The state has the option of tapping into $27 million of Energy and Mineral Impact Assistance funds if there's a budget shortfall at the end of this fiscal year and local governments waiting for those funds won't know until July whether they'll get the money promised to them.
The Colorado Legislature passed a bill in the last days of the session allowing the governor to spend $27 million in impact assistance funds as a last resort if they're needed to balance the state's budget.
"It's everything we have or will have through the end of June," said Bill Timmermeyer, director of local government services for the Department of Local Affairs, the agency that administers Energy and Mineral Impact Assistance funds.

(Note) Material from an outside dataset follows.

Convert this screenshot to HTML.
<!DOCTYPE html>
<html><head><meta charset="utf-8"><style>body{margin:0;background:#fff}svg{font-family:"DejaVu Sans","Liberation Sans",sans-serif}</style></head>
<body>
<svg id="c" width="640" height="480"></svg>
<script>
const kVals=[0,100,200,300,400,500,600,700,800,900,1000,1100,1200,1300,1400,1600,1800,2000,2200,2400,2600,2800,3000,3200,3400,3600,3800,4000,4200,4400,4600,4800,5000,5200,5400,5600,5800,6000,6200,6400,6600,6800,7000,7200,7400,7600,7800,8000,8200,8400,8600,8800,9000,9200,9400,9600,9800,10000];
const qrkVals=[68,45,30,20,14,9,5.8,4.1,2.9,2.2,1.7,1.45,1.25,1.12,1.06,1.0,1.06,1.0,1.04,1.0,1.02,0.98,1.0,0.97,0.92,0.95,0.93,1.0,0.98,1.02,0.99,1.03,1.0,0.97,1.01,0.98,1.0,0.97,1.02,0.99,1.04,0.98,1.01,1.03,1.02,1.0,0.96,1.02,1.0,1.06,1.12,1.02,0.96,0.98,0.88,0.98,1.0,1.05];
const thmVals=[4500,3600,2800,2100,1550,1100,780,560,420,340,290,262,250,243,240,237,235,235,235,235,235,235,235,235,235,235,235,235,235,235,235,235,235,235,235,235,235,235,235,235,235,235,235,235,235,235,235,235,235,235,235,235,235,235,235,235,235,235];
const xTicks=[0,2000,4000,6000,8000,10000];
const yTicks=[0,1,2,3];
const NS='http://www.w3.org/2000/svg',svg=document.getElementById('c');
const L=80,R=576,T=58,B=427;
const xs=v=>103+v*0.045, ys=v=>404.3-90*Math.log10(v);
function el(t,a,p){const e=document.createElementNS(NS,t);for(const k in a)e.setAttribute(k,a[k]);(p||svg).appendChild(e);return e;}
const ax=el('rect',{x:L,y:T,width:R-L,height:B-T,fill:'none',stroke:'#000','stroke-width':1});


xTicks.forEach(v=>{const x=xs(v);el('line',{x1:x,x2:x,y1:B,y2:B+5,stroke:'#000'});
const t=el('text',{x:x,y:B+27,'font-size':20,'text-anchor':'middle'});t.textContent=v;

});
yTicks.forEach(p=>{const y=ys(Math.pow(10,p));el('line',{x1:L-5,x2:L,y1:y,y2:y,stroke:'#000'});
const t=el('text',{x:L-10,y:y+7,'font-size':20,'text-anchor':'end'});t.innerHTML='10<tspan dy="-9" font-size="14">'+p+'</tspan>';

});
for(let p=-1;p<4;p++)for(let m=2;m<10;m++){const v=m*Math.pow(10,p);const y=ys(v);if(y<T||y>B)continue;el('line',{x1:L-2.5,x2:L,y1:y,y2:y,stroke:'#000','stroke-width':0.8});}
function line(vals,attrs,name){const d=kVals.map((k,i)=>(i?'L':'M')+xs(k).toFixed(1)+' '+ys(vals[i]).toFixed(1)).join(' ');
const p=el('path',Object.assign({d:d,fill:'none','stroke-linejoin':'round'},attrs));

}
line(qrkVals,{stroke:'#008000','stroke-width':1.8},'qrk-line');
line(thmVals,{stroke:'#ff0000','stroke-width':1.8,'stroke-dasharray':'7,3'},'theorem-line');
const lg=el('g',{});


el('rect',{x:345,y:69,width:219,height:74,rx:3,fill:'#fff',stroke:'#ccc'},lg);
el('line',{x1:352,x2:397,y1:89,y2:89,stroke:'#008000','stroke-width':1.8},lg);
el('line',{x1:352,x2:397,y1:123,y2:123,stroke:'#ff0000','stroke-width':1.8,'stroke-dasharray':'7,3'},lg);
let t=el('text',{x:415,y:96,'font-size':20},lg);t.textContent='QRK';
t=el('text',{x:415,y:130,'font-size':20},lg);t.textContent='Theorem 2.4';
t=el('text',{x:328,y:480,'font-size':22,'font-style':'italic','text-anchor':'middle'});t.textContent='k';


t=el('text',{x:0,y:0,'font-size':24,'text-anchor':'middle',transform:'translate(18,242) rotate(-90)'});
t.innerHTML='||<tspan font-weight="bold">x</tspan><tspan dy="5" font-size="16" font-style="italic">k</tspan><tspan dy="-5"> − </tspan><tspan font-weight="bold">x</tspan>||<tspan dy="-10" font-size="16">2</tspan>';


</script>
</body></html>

That leaves local communities, including the city of Craig, waiting to see whether they grants they were awarded in December will be paid.
Officials with the Colorado Department of Local Affairs are optimistic that the money will be returned.

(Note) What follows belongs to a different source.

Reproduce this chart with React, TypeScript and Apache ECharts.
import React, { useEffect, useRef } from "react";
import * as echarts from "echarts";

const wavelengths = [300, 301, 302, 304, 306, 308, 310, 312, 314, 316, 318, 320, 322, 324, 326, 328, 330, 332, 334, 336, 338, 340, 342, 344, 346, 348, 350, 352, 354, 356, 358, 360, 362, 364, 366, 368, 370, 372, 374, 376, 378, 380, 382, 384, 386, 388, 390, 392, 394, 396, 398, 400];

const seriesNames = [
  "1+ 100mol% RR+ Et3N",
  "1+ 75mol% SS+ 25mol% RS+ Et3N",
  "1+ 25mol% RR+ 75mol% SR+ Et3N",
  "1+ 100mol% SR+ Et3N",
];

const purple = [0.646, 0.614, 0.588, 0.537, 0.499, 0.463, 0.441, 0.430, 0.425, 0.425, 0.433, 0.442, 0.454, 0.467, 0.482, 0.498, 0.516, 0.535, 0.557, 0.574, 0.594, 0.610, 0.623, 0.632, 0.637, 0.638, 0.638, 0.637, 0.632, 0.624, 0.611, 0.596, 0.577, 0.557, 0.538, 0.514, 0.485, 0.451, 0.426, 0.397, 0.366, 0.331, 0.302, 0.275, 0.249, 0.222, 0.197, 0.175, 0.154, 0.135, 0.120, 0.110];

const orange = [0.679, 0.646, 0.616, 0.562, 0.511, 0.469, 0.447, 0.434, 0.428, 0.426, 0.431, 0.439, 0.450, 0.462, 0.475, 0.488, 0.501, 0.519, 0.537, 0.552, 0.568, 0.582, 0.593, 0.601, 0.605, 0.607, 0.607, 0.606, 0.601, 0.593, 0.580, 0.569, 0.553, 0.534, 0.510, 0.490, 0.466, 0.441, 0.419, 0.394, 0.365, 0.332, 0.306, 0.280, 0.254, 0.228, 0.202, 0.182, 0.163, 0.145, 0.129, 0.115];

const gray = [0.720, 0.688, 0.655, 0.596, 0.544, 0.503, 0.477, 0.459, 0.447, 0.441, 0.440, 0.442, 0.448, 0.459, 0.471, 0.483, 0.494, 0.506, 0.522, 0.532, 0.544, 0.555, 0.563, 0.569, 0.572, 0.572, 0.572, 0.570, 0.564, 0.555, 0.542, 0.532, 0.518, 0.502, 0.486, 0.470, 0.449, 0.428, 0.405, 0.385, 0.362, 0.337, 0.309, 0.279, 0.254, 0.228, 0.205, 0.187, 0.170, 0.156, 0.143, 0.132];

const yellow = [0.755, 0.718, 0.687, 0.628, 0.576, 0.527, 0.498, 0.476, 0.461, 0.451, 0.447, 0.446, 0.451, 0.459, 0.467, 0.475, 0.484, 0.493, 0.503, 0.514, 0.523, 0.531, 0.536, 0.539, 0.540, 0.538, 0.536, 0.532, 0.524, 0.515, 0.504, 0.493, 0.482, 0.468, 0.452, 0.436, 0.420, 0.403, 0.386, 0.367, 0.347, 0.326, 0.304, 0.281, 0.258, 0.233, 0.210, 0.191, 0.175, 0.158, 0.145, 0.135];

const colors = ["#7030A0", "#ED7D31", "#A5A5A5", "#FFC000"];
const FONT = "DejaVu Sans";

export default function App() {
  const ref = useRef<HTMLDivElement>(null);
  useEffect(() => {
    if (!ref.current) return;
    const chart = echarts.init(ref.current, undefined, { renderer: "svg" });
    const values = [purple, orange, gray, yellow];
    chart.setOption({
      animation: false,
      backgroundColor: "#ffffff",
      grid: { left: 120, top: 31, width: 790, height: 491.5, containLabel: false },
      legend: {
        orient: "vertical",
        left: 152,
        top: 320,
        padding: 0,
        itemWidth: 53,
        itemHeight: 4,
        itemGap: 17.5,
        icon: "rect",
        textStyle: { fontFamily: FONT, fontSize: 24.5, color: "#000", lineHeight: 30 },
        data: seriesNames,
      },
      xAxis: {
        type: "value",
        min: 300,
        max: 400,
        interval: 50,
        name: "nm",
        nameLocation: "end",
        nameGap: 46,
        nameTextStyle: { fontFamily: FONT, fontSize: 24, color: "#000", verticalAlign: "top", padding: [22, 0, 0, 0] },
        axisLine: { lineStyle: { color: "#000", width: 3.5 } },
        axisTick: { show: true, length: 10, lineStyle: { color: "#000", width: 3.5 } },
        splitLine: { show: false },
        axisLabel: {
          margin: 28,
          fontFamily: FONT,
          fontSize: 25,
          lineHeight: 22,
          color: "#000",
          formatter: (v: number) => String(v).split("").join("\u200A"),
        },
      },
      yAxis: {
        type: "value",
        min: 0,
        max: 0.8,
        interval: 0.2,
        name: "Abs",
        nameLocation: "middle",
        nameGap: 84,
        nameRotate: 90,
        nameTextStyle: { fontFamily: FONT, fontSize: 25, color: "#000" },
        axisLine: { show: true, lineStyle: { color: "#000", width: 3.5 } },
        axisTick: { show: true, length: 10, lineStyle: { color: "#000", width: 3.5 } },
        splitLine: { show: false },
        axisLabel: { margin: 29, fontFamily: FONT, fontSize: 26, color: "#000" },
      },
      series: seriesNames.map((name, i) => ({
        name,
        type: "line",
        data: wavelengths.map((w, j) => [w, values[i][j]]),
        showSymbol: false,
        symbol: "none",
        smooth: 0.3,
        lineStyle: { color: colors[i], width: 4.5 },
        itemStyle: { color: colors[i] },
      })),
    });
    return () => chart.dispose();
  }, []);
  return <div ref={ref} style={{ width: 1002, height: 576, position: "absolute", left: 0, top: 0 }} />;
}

According to Timmermeyer, economic forecasts show that the state may have to dip into its $132 million in reserves to balance its budget, but won't have to use impact assistance funds. The Legislature authorized Gov. Owens to spend state reserves first if there is a shortfall at the end of the state's fiscal year, and then dip into energy impact funds. The state's fiscal year ends June 30.
"Clearly the Legislature is trying to protect energy impact money and only use it as a very last resort," Timmermeyer said. "I know the Governor is very concerned about having to use these funds."

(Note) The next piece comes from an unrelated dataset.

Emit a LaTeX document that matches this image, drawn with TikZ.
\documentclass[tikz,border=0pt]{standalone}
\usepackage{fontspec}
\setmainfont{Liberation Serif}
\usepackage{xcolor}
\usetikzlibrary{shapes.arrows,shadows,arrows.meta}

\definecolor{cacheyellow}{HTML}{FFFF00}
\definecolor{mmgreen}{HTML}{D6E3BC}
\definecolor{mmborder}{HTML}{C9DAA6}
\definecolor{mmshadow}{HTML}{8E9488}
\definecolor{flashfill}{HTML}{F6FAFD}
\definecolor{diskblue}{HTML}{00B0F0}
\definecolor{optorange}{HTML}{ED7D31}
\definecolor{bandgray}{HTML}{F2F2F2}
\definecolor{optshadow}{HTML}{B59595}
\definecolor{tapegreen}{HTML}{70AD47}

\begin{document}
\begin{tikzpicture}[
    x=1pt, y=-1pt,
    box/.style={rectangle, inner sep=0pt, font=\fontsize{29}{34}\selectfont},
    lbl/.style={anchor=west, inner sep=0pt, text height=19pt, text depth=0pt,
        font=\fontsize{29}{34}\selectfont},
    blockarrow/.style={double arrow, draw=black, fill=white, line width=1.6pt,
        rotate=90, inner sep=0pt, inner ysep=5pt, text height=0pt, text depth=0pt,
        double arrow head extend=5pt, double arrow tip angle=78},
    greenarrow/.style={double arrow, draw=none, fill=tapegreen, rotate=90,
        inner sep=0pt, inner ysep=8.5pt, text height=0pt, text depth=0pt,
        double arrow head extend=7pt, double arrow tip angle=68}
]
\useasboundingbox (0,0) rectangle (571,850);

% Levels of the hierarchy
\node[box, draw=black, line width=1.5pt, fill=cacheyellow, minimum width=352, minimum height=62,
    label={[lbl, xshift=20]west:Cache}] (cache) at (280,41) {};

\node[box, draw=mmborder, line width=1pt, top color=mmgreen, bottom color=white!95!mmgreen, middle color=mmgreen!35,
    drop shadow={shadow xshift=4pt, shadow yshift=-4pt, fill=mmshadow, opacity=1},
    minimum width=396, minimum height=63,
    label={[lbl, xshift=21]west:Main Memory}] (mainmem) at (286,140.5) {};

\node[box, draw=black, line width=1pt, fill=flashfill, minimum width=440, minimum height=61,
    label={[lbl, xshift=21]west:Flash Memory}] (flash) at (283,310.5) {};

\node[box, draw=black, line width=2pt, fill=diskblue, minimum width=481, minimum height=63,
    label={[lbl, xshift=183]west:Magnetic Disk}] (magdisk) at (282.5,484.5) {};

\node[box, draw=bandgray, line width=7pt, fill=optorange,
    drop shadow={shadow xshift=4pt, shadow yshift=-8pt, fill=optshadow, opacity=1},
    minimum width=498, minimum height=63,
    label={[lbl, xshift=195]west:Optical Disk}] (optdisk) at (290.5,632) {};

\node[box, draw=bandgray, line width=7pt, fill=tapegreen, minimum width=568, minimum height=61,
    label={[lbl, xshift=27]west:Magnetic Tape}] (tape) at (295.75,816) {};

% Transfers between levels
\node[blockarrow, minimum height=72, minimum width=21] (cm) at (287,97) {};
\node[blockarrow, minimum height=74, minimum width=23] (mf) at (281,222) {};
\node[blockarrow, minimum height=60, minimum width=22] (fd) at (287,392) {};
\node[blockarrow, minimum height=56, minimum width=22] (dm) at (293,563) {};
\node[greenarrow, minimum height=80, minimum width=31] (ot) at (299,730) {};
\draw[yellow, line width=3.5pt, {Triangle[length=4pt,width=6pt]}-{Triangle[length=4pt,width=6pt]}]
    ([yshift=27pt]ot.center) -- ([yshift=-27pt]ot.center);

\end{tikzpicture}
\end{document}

On June 20, the state's revenue report will be released. From then, the Governor has 10 days to move money into place to cover any anticipated shortfalls.
"We'll have a pretty good indication by the end of June whether this money is needed, but it will take some time before we know how much," Timmermeyer said. "We anticipate they'll move over more than they think they'll need."
Energy impact funds are derived from federal mineral lease revenues and energy industry severance taxes and are used to offset the impacts of those industries on local communities.
In the last year and a half, Moffat County has received $1 million in Energy Impact funds. The city has been awarded $1,085,000 in the past five years.
"I think there's anxiety and maybe even some frustration (from local governments)," Timmermeyer said. "They're quite concerned about this."
The city of Craig was awarded a $200,000 grant for water line improvements just before a freeze was placed on the funds. They budgeted a $200,000 match for that project. City officials have also applied for a $1.2 million grant for the construction of a recreation center.
City Manager Jim Ferree said he's optimistic that the money will be available.
The Department of Local Affairs is continuing on with business as usual and plans to hold hearings on April grant applications at the end of July.
Craig resident Saed Tayyara is protesting the reappropriation of energy impact funds and has spoken to Associated Governments of Northwest Colorado (AGNC) about making a formal protest.
"The creation of impact funds was to help communities impacted by energy," he said. "Look at the impact we have in Moffat County. Coal companies don't mind paying that royalty, but they'd like to see it go back to their community. Sooner or later they'll argue about paying that money if it just goes into the state general fund."
Tayyara said the state had its eye on energy impact funds in the early 80s, but backed off when threatened with a lawsuit. He's urged AGNC to consider that approach again.
"I don't think the state has a right to do that," he said. "It's nothing but highway robbery and stealing from the Western Slope.
"I have a hunch that if they get away with it, they may take it again and again. If that's the case, I'd rather see coal companies keep the money."